Retail Giants Adapt to Trump's Tariffs with Diversified Supply Chains and Price Negotiations

In response to the reinstatement of tariffs under President Trump, retailers have enhanced their strategies to mitigate the impact.

Williams-Sonoma (WSM)

CEO Laura Alber reported reducing China exposure by 50% since the first Trump administration. The company has diversified its supply chain, with 81% of merchandise now sourced outside Asia and Europe. Additionally, furniture is manufactured in the US, offering a competitive edge for made-to-order orders.

Ralph Lauren (RL)

Since Trump's initial term, China's share of sourcing has declined to "low- to mid-single digits," according to CEO Patrice Louvet. The company has anticipated further tariffs and is prepared for the challenges ahead.

Gap (GAP)

CEO Richard Dickson stated that less than 10% of Gap's products now originate from China, with the remaining supply chain dispersed across Southeast Asia, Central America, Europe, and India.

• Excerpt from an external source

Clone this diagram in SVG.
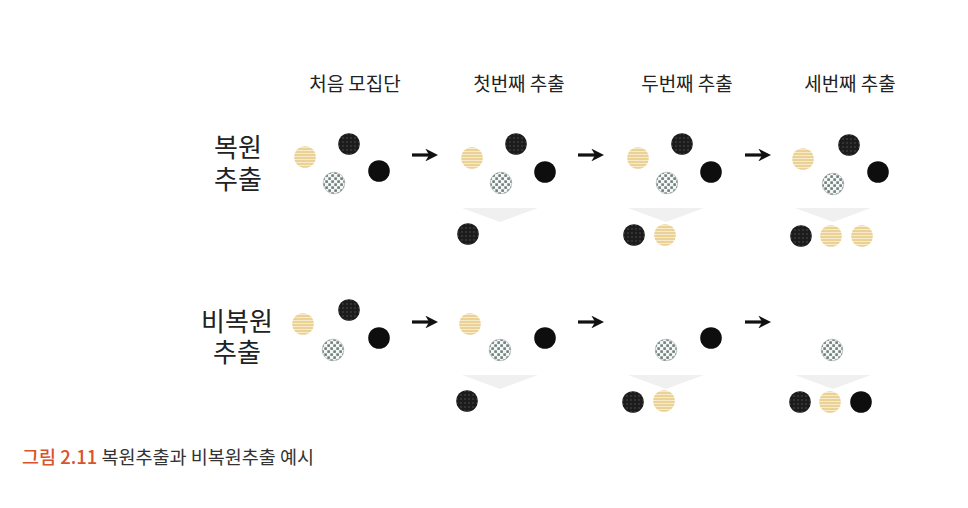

Gap remains focused on providing value to customers amid tariff-driven price pressures.

Price Implications

Analysts suggest that if tariffs take effect, retailers may need to raise prices within 3-6 months. However, unlike 2018, consumers may be more resistant to price hikes due to inflation. Retail, lacking pricing power, faces the challenge of balancing these increases with existing inflationary pressures.

Conclusion

Retailers have learned from the previous Trump administration and have become adept at navigating tariffs by diversifying supply chains and negotiating with suppliers to minimize costs. However, the impact on consumers and the overall retail industry remains uncertain as price hikes may be necessary.